Work toward prevention
Can you screen out the “bad seeds” at hiring? Harpley is doubtful. “Acting out behaviorally or aggressively is really more a function of stress level, and that can change over time depending on the circumstances,” he says. With only an application and an interview to go by, it is nearly impossible to judge an employee’s temperament and ability to get along. Imagine, for example, a sack of 100 marbles. Ninety-nine are black and one is white. It’s easy to pick out the white one because it stands out in sharp contrast to the others. Now imagine a sack of 100 marbles, all different shades of gray. Picking out the lightest marble would be difficult because there would be no perfect choice. “Life is more like the second sack. I can’t remember the last time I saw a perfect choice,” says Harpley. Difficulties in making an assessment aside, Harpley also sees legal ramifications to denying employment based on such an initial assessment. Attorney Karger, however, doesn’t believe the fear of lawsuits should stop you from gathering as much information as possible to make a safe hiring decision. He recommends doing a thorough investigation. “Don’t take name, rank and serial number for an answer when you’re calling on a reference. Really get into it,” Karger advises. Don’t talk to human resource departments. They go to seminars and are taught to guard against giving too much information. Talk, instead, to first-line supervisors who will understand your need for information. “Oftentimes they’ll tell you about troublemakers or people who threatened other people or who’ve been accused of domestic violence or violence against animals,” he says. Use past behavior as an indicator of future behavior and make educated hiring choices. Beyond pre-hire screening, an employer should provide training to all managers and employees on workplace violence. Harpley calls this “taking down the mask of denial.” Many employers think workplace violence is only something that happens at the post office, but that isn’t true. Harpley says that all workers should be taught the following three types of changes to look for in employees:
Cognitive (thought processes) — These people may be more distracted than usual and lack concentration, attention or memory. “Very often they’re thinking about how someone has done them wrong and how they’re going to get them,” says Harpley.

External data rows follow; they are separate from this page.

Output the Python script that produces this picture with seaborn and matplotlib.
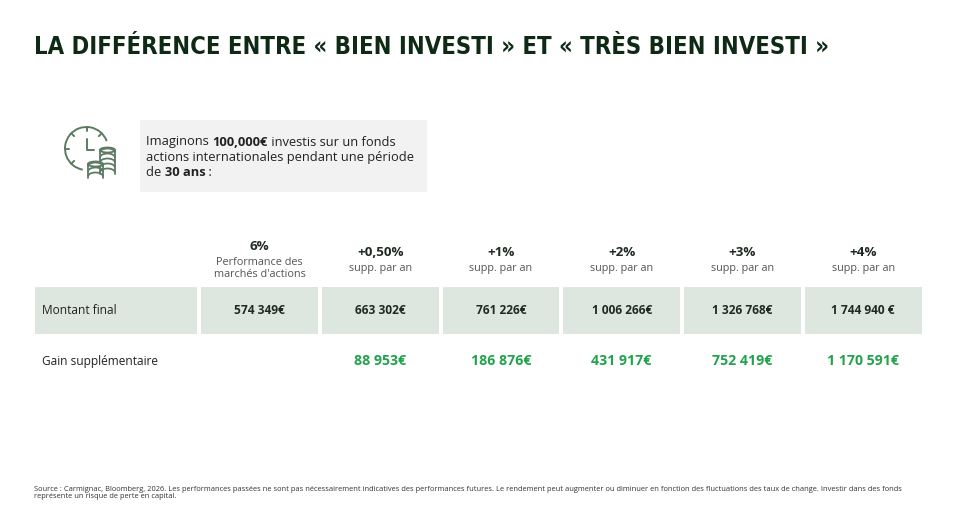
import numpy as np
import pandas as pd
import matplotlib
matplotlib.use("Agg")
import matplotlib.pyplot as plt
from matplotlib.colors import ListedColormap
from matplotlib.patches import Rectangle, Arc, Ellipse
import seaborn as sns

# ---------------- data ----------------
title = "LA DIFFÉRENCE ENTRE « BIEN INVESTI » ET « TRÈS BIEN INVESTI »"
col_top = ["6%", "+0,50%", "+1%", "+2%", "+3%", "+4%"]
col_sub = ["Performance des\nmarchés d'actions", "supp. par an", "supp. par an",
           "supp. par an", "supp. par an", "supp. par an"]
row_labels = ["Montant final", "Gain supplémentaire"]
montant_final = ["574 349€", "663 302€", "761 226€", "1 006 266€", "1 326 768€", "1 744 940 €"]
gain_supp = ["", "88 953€", "186 876€", "431 917€", "752 419€", "1 170 591€"]
intro_lines = [
    [("Imaginons ", False), ("100,000€", True), (" investis sur un fonds", False)],
    [("actions internationales pendant une période", False)],
    [("de ", False), ("30 ans", True), (" :", False)],
]
footnote = ("Source : Carmignac, Bloomberg, 2026. Les performances passées ne sont pas nécessairement "
            "indicatives des performances futures. Le rendement peut augmenter ou diminuer en fonction "
            "des fluctuations des taux de change. Investir dans des fonds\nreprésente un risque de perte en capital.")

# ---------------- style ----------------
W, H = 959, 508
DARK = "#0f2a14"
VAL = "#1e2b22"
GREEN = "#22a24c"
BAND = "#dde6df"
BOXGRAY = "#f2f2f2"
ICON = "#5d7b63"

sns.set_theme(style="white")
plt.rcParams["font.family"] = ["Open Sans", "DejaVu Sans"]

fig = plt.figure(figsize=(W / 100, H / 100), dpi=100)
fig.patch.set_facecolor("white")
fig.canvas.draw()
r = fig.canvas.get_renderer()

def px_axes(x0, y0, x1, y1):
    return fig.add_axes([x0 / W, 1 - y1 / H, (x1 - x0) / W, (y1 - y0) / H])

# background axes in pixel coordinates
bg = px_axes(0, 0, W, H)
bg.set_xlim(0, W)
bg.set_ylim(H, 0)
bg.axis("off")

# title fitted to the reference width
tt = bg.text(34, 47, title, fontsize=21, fontweight="bold", color=DARK,
             family=["DejaVu Sans"], fontstretch="condensed", va="center", ha="left")
w0 = tt.get_window_extent(renderer=r).width
tt.set_fontsize(21 * 792 / w0)

# info box
bg.add_patch(Rectangle((140, 120), 287, 72, facecolor=BOXGRAY, edgecolor="none"))
fs_box = 9.3
def raw_w(txt, bold):
    t = bg.text(0, 0, txt, fontsize=fs_box, fontweight="bold" if bold else "normal")
    wdt = t.get_window_extent(renderer=r).width
    t.remove()
    return wdt
def width_of(txt, bold):
    return raw_w("I" + txt + "I", bold) - raw_w("II", bold)
for k, parts in enumerate(intro_lines):
    x = 146
    y = 142 + k * 15.5
    for txt, bold in parts:
        bg.text(x, y, txt, fontsize=fs_box, color="#222", va="center",
                fontweight="bold" if bold else "normal")
        x += width_of(txt, bold)

# icon: clock + coins
cx, cy, rr = 86.5, 148.5, 21.5
bg.add_patch(Arc((cx, cy), 2 * rr, 2 * rr, theta1=100, theta2=340, color=ICON, lw=1.4))
bg.add_patch(Arc((cx, cy), 2 * rr, 2 * rr, theta1=40, theta2=80, color=ICON, lw=1.4))
for ang in [90, 135, 180, 225, 45]:
    a = np.deg2rad(ang)
    bg.plot([cx + (rr - 4) * np.cos(a), cx + rr * np.cos(a)],
            [cy - (rr - 4) * np.sin(a), cy - rr * np.sin(a)], color=ICON, lw=1.4)
bg.plot([cx, cx, cx + 7], [cy - 10, cy + 1.5, cy + 1.5], color=ICON, lw=1.4, solid_capstyle="round")
def coin_stack(x, ytop, w, n, h=5.0):
    bg.add_patch(Rectangle((x - w / 2 - 1.5, ytop - 3), w + 3, n * h + 5, facecolor="white",
                           edgecolor="none", zorder=2))
    bg.add_patch(Ellipse((x, ytop), w, 5.0, facecolor="white", edgecolor=ICON, lw=1.3, zorder=3))
    bg.plot([x - w / 2, x - w / 2], [ytop, ytop + n * h - 1], color=ICON, lw=1.3, zorder=3)
    bg.plot([x + w / 2, x + w / 2], [ytop, ytop + n * h - 1], color=ICON, lw=1.3, zorder=3)
    for k in range(1, n + 1):
        bg.add_patch(Arc((x, ytop + (k - 1) * h + h / 2), w, h * 1.6, theta1=180, theta2=360,
                         color=ICON, lw=1.3, zorder=3))
coin_stack(107.5, 150, 15, 5)
coin_stack(95.5, 164, 15, 3)

# footnote
bg.text(34, 493, footnote, fontsize=5.45, color="#333", va="center", ha="left", linespacing=1.15)

# ---------------- table (heatmaps) ----------------
row_h = 51
y_top = 259 - row_h / 2
y_bot = 361 + row_h / 2
grid = pd.DataFrame([[0] * 6, [1] * 6, [0] * 6], columns=col_top)
cmap = ListedColormap(["white", BAND])

ax_lab = px_axes(33, y_top, 199, y_bot)
sns.heatmap(pd.DataFrame([[0], [1], [0]]), ax=ax_lab, cmap=cmap, vmin=0, vmax=1,
            cbar=False, linewidths=1.5, linecolor="white", xticklabels=False, yticklabels=False)
for i, lab in enumerate(row_labels):
    ax_lab.text(0.055, i + 1.5, lab, fontsize=8.6, color="#222", va="center", ha="left")

ax_t = px_axes(199, y_top, 923.5, y_bot)
sns.heatmap(grid, ax=ax_t, cmap=cmap, vmin=0, vmax=1, cbar=False,
            linewidths=1.5, linecolor="white", xticklabels=False, yticklabels=False)
for j in range(6):
    if j == 0:
        ax_t.text(j + 0.5, 0.25, col_top[j], fontsize=9.6, fontweight="bold", color=VAL,
                  ha="center", va="center")
        ax_t.text(j + 0.5, 0.68, col_sub[j], fontsize=7.8, color="#555", ha="center",
                  va="center", linespacing=1.15)
    else:
        ax_t.text(j + 0.5, 0.37, col_top[j], fontsize=9.6, fontweight="bold", color=VAL,
                  ha="center", va="center")
        ax_t.text(j + 0.5, 0.69, col_sub[j], fontsize=7.8, color="#555", ha="center", va="center")
    ax_t.text(j + 0.5, 1.5, montant_final[j], fontsize=8.6, fontweight="bold", color=VAL,
              ha="center", va="center")
    if gain_supp[j]:
        ax_t.text(j + 0.5, 2.5, gain_supp[j], fontsize=10.2, fontweight="bold", color=GREEN,
                  ha="center", va="center")

fig.savefig("out.png", dpi=100, facecolor="white")
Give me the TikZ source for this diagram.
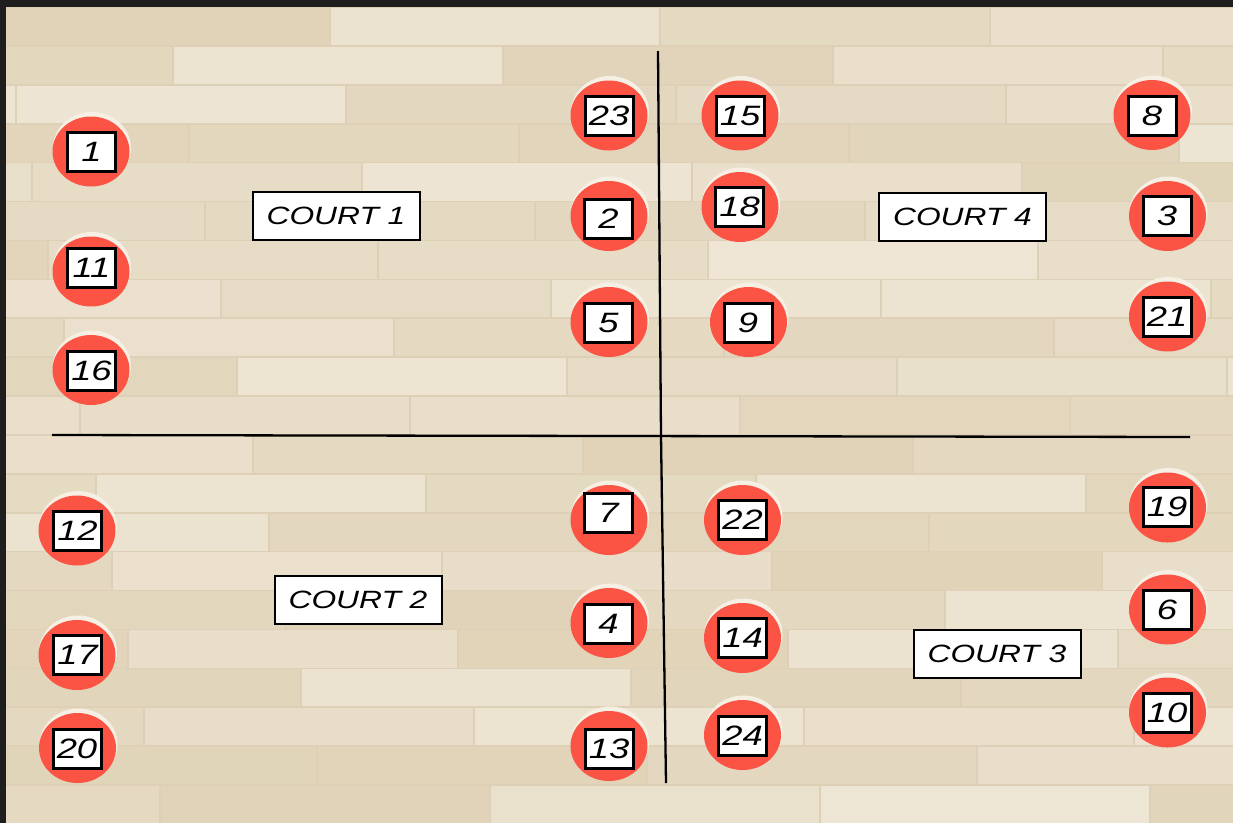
\documentclass[tikz,border=0pt]{standalone}
\usepackage{fontspec}
\usepackage{graphicx}
\usetikzlibrary{shapes.geometric}
\newfontfamily\handfont{Liberation Sans}
\definecolor{woodgap}{RGB}{221,208,182}
\definecolor{wooddark}{RGB}{221,207,178}
\definecolor{woodlight}{RGB}{239,231,215}
\definecolor{frame}{RGB}{30,30,30}
\definecolor{chipred}{RGB}{252,84,68}
\definecolor{halo}{RGB}{246,240,228}
\tikzset{
  numbox/.style={draw=black, fill=white, line width=3pt, minimum width=48pt, minimum height=39pt, inner sep=0pt, font=\handfont\itshape\fontsize{28}{28}\selectfont},
  courtbox/.style={draw=black, fill=white, line width=2pt, minimum width=167pt, minimum height=48pt, inner sep=0pt, font=\handfont\itshape\fontsize{25}{25}\selectfont},
  chip/.style={ellipse, fill=chipred, minimum width=77pt, minimum height=70pt, inner sep=0pt},
  chiphalo/.style={ellipse, fill=halo, minimum width=78pt, minimum height=72pt, inner sep=0pt},
  divider/.style={line width=2.3pt, black},
}
\newcommand\player[5]{%
  \node[chiphalo] (h#1) at (#2+1,#3-3.5) {};
  \node[chip] (c#1) at (#2,#3) {};
  \node[numbox] (n#1) at (#4,#5) {\scalebox{1.3}[1]{#1}};
}
\begin{document}
\begin{tikzpicture}[x=1pt,y=-1pt]
\useasboundingbox (0,0) rectangle (1233,823);
% wood floor
\begin{scope}
  \clip (0,0) rectangle (1233,823);
  \fill[woodgap] (0,0) rectangle (1233,823);
  \pgfmathsetseed{12}
  \foreach \r in {0,...,20}{
    \pgfmathsetmacro\yy{7+\r*38.9}
    \pgfmathsetmacro\off{mod(\r*173,330)-330}
    \foreach \k in {0,...,5}{
      \pgfmathtruncatemacro\pct{random(15,95)}
      \fill[fill=woodlight!\pct!wooddark] (\off+\k*330+1,\yy+0.8) rectangle ++(328,37.3);
    }
  }
\end{scope}
% dark frame
\fill[frame] (0,0) rectangle (1233,7);
\fill[frame] (0,0) rectangle (6,823);
% dividers
\coordinate (vt) at (658,51);
\coordinate (vm) at (661,436);
\coordinate (vb) at (666,783);
\coordinate (hl) at (52,435);
\coordinate (hr) at (1190,437);
\draw[divider] (vt) -- (vm);
\draw[divider] (vm) -- (vb);
\draw[divider] (hl) -- (hr);
% players
\player{1}{91}{151.5}{91.5}{152}
\player{23}{609}{115.5}{609}{116}
\player{15}{740}{115.5}{740}{116}
\player{8}{1152}{115}{1152}{116}
\player{2}{609}{216}{608.5}{219}
\player{18}{740}{207}{739.5}{207}
\player{3}{1167.5}{216}{1167}{216}
\player{11}{91}{271.5}{91.5}{268}
\player{5}{609}{322}{608.5}{322.5}
\player{9}{748.5}{322}{748}{322.5}
\player{21}{1167.5}{316.5}{1167}{316.5}
\player{16}{91}{370}{91.5}{370.5}
\player{12}{77}{530.5}{77.5}{531}
\player{7}{609}{520}{608.5}{512.5}
\player{22}{742.5}{520}{742.5}{520}
\player{19}{1167.5}{507.5}{1167}{507}
\player{4}{609}{623}{608.5}{623.5}
\player{14}{742.5}{638}{742.5}{638}
\player{6}{1167.5}{609.5}{1167}{610}
\player{17}{77}{655}{77.5}{655}
\player{10}{1167.5}{712.5}{1167}{713}
\player{20}{77.5}{748}{77}{748.5}
\player{13}{609}{746}{609}{748.5}
\player{24}{742.5}{735}{742.5}{736}
% courts
\node[courtbox] (court1) at (336,216) {\scalebox{1.27}[1]{COURT 1}};
\node[courtbox] (court4) at (962.5,217) {\scalebox{1.27}[1]{COURT 4}};
\node[courtbox] (court2) at (358,599.5) {\scalebox{1.27}[1]{COURT 2}};
\node[courtbox] (court3) at (997,654) {\scalebox{1.27}[1]{COURT 3}};
\end{tikzpicture}
\end{document}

Emotional — These individuals are more irritable and quicker to anger than they used to be. They may bump into people without apology and have a generally angry mental attitude toward the world.
Behavioral — These people are more withdrawn or isolated than usual. They are likely thinking about acting out.
Workplace violence is generally not a random, spontaneous occurrence, says Harpley. It tends to be methodical and selective. Perpetrators are often looking to get revenge on specific people. Sometimes it’s coworkers who have teased them. Often it’s supervisors or managers they feel have wronged them. Harpley says that employees and managers should be particularly aware of comments and gestures that may indicate an employee is planning to act out. For example, a red flag should go up if an employee says, “I can really understand why those people come into the job and kill people.” Likewise, a worker who simulates a gun with his thumb and forefinger and makes a shooting gesture should be taken very seriously. Though he most likely will not actually shoot anyone, the gesture is a threatening one and should be dealt with immediately.
The danger is growing
Research shows that workplace slayings are the most rapidly increasing form of homicide in the country. Nearly 1,000 workers are murdered and 1.5 million are assaulted in the workplace each year, according to the U.S. Occupational Safety and Health Administration. Why is this number so high and what can we do to prevent its increase? While Karger attributes the growth in workplace violence to the increased level of job stress, Harpley has a different take on the matter. “I think the main reason [for its growth] is that the precedent has been set,” he says. In consultations with workers from all different fields, disgruntled employees have told him that they feel they have no choice but to quit or to go on a rampage. “When they’re stressed, they see violence as a viable option,” he says.